- **Exercise**:
In the material below, please retype the lines from the very first through the one with "14, 14.5, 15];", exactly and without pictures.

○ ○ ○

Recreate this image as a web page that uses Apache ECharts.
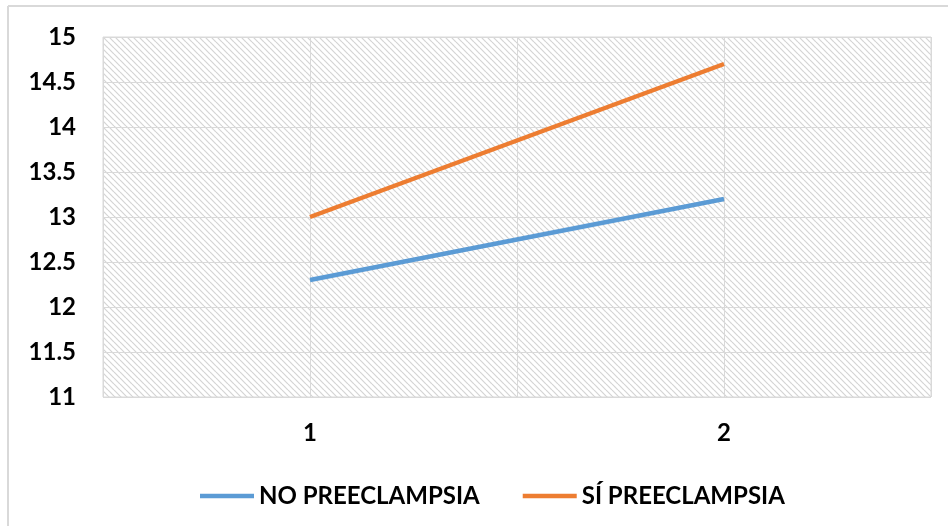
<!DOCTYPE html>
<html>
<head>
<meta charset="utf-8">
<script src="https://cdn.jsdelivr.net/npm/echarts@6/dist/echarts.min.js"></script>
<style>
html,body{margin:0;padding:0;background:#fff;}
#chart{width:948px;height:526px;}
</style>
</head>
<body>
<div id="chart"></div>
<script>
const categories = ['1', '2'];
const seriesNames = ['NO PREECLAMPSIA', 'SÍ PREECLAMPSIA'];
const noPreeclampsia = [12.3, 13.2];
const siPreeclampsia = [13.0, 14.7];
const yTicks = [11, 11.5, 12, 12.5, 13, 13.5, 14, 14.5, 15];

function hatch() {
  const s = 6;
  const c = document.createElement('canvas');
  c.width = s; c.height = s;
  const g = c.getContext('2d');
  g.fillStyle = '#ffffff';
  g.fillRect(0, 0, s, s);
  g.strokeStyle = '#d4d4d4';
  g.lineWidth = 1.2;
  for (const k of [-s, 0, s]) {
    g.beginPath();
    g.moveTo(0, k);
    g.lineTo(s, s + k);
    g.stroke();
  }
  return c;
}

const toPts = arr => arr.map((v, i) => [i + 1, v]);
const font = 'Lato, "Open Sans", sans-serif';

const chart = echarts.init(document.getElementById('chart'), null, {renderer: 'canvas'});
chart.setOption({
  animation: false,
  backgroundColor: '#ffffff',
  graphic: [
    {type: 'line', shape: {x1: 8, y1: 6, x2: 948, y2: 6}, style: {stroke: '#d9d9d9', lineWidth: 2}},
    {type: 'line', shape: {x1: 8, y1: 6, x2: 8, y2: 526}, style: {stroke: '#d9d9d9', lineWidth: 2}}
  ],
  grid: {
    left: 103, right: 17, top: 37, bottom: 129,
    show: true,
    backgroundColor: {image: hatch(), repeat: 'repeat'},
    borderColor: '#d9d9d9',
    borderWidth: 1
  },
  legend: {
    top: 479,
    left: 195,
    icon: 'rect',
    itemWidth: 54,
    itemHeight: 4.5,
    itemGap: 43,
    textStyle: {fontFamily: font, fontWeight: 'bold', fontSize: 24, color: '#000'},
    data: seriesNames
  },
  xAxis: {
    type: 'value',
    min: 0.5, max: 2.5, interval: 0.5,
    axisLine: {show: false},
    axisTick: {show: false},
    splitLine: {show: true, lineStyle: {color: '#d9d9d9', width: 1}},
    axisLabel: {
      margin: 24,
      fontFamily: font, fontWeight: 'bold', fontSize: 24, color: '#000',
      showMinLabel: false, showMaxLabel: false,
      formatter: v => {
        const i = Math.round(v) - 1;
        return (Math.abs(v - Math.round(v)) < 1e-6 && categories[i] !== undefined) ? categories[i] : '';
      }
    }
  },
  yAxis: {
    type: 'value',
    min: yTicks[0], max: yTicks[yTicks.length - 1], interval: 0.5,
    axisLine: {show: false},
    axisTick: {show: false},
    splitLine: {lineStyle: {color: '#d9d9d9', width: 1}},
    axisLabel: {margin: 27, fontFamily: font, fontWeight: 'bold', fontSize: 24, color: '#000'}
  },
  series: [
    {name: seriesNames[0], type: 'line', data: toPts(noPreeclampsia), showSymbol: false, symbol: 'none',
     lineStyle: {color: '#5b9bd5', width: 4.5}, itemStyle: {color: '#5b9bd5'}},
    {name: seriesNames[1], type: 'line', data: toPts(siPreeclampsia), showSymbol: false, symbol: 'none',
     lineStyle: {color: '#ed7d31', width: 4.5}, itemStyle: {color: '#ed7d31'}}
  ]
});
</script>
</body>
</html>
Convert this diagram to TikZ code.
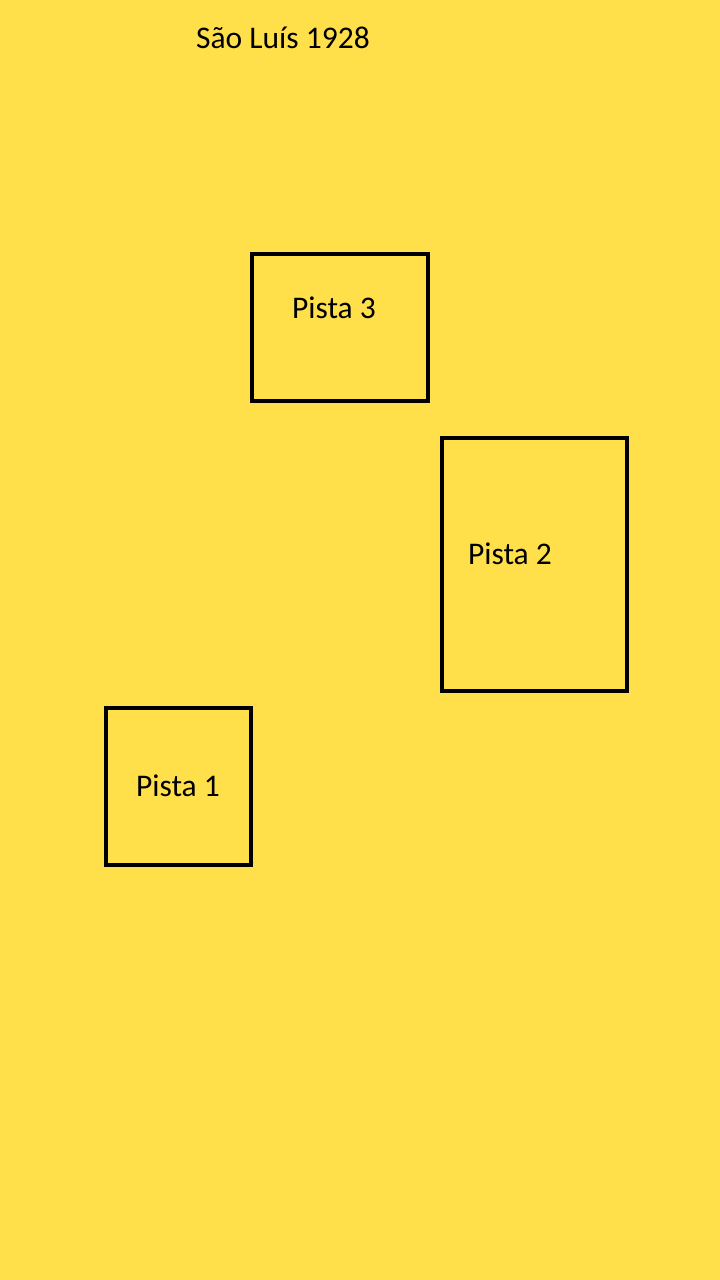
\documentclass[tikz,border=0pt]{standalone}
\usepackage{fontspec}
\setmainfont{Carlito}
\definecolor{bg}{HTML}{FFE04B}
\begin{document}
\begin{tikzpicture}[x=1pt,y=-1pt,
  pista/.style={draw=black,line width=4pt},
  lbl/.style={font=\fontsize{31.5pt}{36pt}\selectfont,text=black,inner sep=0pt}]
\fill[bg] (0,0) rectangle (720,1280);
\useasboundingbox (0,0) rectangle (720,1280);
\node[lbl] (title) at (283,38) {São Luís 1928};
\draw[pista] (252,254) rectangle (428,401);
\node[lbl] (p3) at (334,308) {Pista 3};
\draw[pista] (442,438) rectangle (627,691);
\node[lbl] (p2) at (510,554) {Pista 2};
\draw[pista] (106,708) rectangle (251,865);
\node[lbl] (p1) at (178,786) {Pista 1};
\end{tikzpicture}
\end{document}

○ ○ ○

- **Result of the task**:
Recreate this image as a web page that uses Apache ECharts.
<!DOCTYPE html>
<html>
<head>
<meta charset="utf-8">
<script src="https://cdn.jsdelivr.net/npm/echarts@6/dist/echarts.min.js"></script>
<style>
html,body{margin:0;padding:0;background:#fff;}
#chart{width:948px;height:526px;}
</style>
</head>
<body>
<div id="chart"></div>
<script>
const categories = ['1', '2'];
const seriesNames = ['NO PREECLAMPSIA', 'SÍ PREECLAMPSIA'];
const noPreeclampsia = [12.3, 13.2];
const siPreeclampsia = [13.0, 14.7];
const yTicks = [11, 11.5, 12, 12.5, 13, 13.5, 14, 14.5, 15];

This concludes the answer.